A new skills programme is set to transform the number of industry-ready recruits for jobs in South Yorkshire's creative and digital industries. The programme, co-ordinated by the LSC, is part of the European Union's Objective 1 programme in South Yorkshire and is being supported by more than £7 million over the next 14 months from the European Social Fund and Yorkshire Forward.

The money is enabling four new centres for digital skills to be launched. The Barnsley Centre for Digital Specialism will focus on e-commerce, e-marketing, Web services and media technologies. The Doncaster Digital Knowledge Exchange will specialise in creative digital media, including technical skills for games, music, animation, film and virtual-reality production. The Rotherham Centre of Excellence for New Technologies (CENT), based at Magna, will specialise in fixed and wireless networks, mobile and broadband technologies and digital-media management. And Interface, the Sheffield College initiative, will focus on creative and digital skills in television, photography, journalism and e-learning.

The programme, branded e-SY skills, is focusing on new ways of integrating industry training into the mainstream curriculum, developing skills for the workplace and highlighting the opportunities for careers in the creative and digital industries. Thomas Rotherham College is the prime contractor, working with lead providers Barnsley and Doncaster colleges, RCAT and the Sheffield College. The four lead providers are working with Sheffield Hallam University on curriculum development for schools and foundation degrees and to train up trainers for industry qualifications.

The centres will deliver industry training and qualifications from some of the biggest global suppliers, including Apple, EA Games, Granada Media, Jim Henson's Creature Shop, Microsoft, Siemens and Sony. Partnerships with these industry leaders are already well established in some cases, helping to adapt commercial training to school, college and university requirements. The programme is also working with the national sector-skills councils – e-Skills UK for IT and Skillset for interactive media – in developing industry-leading delivery frameworks that relate curriculum to occupational standards for up-and- coming industries like games.

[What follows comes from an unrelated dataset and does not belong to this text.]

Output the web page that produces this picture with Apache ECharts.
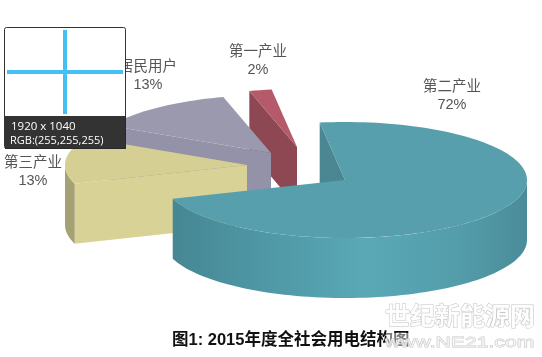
<!DOCTYPE html>
<html><head><meta charset="utf-8">
<style>html,body{margin:0;padding:0;background:#fff}#c{width:542px;height:357px}</style>
<script src="https://cdn.jsdelivr.net/npm/echarts@6/dist/echarts.min.js"></script>
</head><body><div id="c"></div>
<script>
// data: counter-clockwise from the start angle, in paint order (back to front)
const categories = ['第一产业', '居民用户', '第三产业', '第二产业'];
const shares = [2, 13, 13, 72];
const titleText = '图1: 2015年度全社会用电结构图';

// layout (not data)
const START = 98, RX = 182, RY = 58, DEPTH = 60;
const apex = [[297,147],[271,153],[247,165],[345,180]];
const labelAt = [[258,61],[148,76],[33,172],[452,96]];
const palette = [
  {top:'#b55a6b', wall:'#8e4854', arc:'#8e4854'},
  {top:'#9b99ae', wall:'#9492a9', arc:'#9492a9'},
  {top:'#d5cf94', wall:'#d8d296', arc:'#a5a173'},
  {top:'#589fad', wall:'#4a8792', arc:null}
];
const tealSide = {type:'linear',x:0,y:0,x2:1,y2:0,colorStops:[
  {offset:0,color:'#468793'},{offset:.25,color:'#4f97a5'},{offset:.55,color:'#5aa8b6'},
  {offset:.8,color:'#549dab'},{offset:1,color:'#4b8c99'}]};

const total = shares.reduce((a,b)=>a+b,0);
const rad = d=>d*Math.PI/180;
function pt(c,a,dy){return [c[0]+RX*Math.cos(rad(a)), c[1]-RY*Math.sin(rad(a))+(dy||0)];}
function arc(c,a0,a1,dy){const n=Math.max(2,Math.ceil(Math.abs(a1-a0)/2)),r=[];
  for(let i=0;i<=n;i++) r.push(pt(c,a0+(a1-a0)*i/n,dy)); return r;}

function renderItem(params, api){
  const i = params.dataIndex;
  let before = 0; for(let k=0;k<i;k++) before += shares[k];
  const a0 = START + before/total*360, a1 = a0 + api.value(0)/total*360;
  const c = apex[i], col = palette[i], kids = [];
  // radial wall on the counter-clockwise end
  const e = pt(c,a1);
  kids.push({type:'polygon',shape:{points:[c,e,[e[0],e[1]+DEPTH],[c[0],c[1]+DEPTH]]},style:{fill:col.wall}});
  // outer wall: only the part on the front half
  const lo = Math.max(a0,180), hi = Math.min(a1,360);
  if(hi>lo){
    const up = arc(c,lo,hi,0), dn = arc(c,hi,lo,DEPTH);
    kids.push({type:'polygon',shape:{points:up.concat(dn)},style:{fill:col.arc||tealSide}});
  }
  // top face
  kids.push({type:'polygon',shape:{points:[c].concat(arc(c,a0,a1,0))},style:{fill:col.top}});
  // label
  const l = labelAt[i];
  kids.push({type:'text',style:{x:l[0],y:l[1],text:categories[i]+'\n'+api.value(0)+'%',align:'center',verticalAlign:'middle',
    fill:'#555',font:'14.5px "Liberation Sans","Noto Sans CJK SC",sans-serif',lineHeight:18}});
  return {type:'group',children:kids};
}

const FONT = '"Liberation Sans","Noto Sans CJK SC",sans-serif';
const chart = echarts.init(document.getElementById('c'),null,{renderer:'canvas'});
chart.setOption({
  animation:false,
  backgroundColor:'#fff',
  series:[{type:'custom',coordinateSystem:'none',silent:true,z:2,renderItem,
    data:shares.map(v=>[v])}],
  graphic:[
    {type:'text',z:5,left:172,top:332,style:{text:titleText,fill:'#111',font:'bold 16.5px '+FONT}},
    {type:'rect',z:6,shape:{x:386,y:333,width:40,height:16},style:{fill:'rgba(255,255,255,.45)'}},
    {type:'text',z:7,x:385,y:306,style:{text:'世纪新能源网',fill:'rgba(255,255,255,.9)',stroke:'#c4c4c4',lineWidth:1,font:'bold 25px '+FONT,verticalAlign:'top'}},
    {type:'text',z:7,x:385,y:335,scaleX:1.41,style:{text:'www.NE21.com',fill:'rgba(255,255,255,.6)',stroke:'#c8c8c8',lineWidth:.8,font:'15px '+FONT,verticalAlign:'top'}},
    // screenshot-tool magnifier overlay
    {type:'rect',z:10,shape:{x:4.5,y:27.5,width:121,height:121,r:2},style:{fill:'#fff',stroke:'#333',lineWidth:1}},
    {type:'rect',z:11,shape:{x:5,y:116,width:121,height:33},style:{fill:'rgba(40,40,40,.95)'}},
    {type:'rect',z:11,shape:{x:63,y:30,width:4,height:84},style:{fill:'#45c0f5'}},
    {type:'rect',z:11,shape:{x:7,y:70,width:116,height:4},style:{fill:'#45c0f5'}},
    {type:'text',z:12,left:11,top:121,style:{text:'1920 x 1040',fill:'#fff',font:'11.5px "Open Sans",sans-serif'}},
    {type:'text',z:12,left:10,top:135,style:{text:'RGB:(255,255,255)',fill:'#fff',font:'11px "Open Sans",sans-serif'}}
  ]
});
</script></body></html>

David Burrows, Microsoft UK's education director, said: “Microsoft has a strong partnership with South Yorkshire in developing a critical mass of both user and high-level skills for the digital economy. We are working with the LSC South Yorkshire and with Yorkshire Forward on the e-SY skills initiative to integrate Microsoft professional qualifications with vocational curriculum from age 14 through to foundation degrees.”

John Korzeniewski, executive director of LSC South Yorkshire, said: “This project is aimed at building capacity in South Yorkshire so we can meet the growth and evolving skill requirements of the expanding creative and digital industries. By facilitating industry-based partnerships, the LSC and Yorkshire Forward will make a vital contribution to the development of the region's high-growth clusters.”

Paul Pascoe, Yorkshire Forward's head of learning and skills for South Yorkshire, said: “The e-SY skills initiative represents a major part of Yorkshire Forward's investment in capacity building of the education and training infrastructure in South Yorkshire to meet industry requirements in the creative and digital sector. The potential impact of the programme lies in a combination of state-of-the-art equipment, substantial numbers of industry-qualified trainers, new curriculum development and tailored work placements for employers' needs, taking a strategic perspective across the sub-region as a whole.”

Frances Adams, who is managing Objective 1's £220 million investment in training and education, said: “Objective 1's aim is to transform South Yorkshire into a high-growth, knowledge- rich economy. Substantial investment is helping to create high-growth, technology-based industry clusters that can drive our economy forward in the future. This initiative will help to ensure that local people have the skills needed to grasp the employment opportunities being created in the creative and digital industries. It will also help to ensure that South Yorkshire has an increased pool of technical specialists who are needed to help to attract further creative and digital industries to locate here.”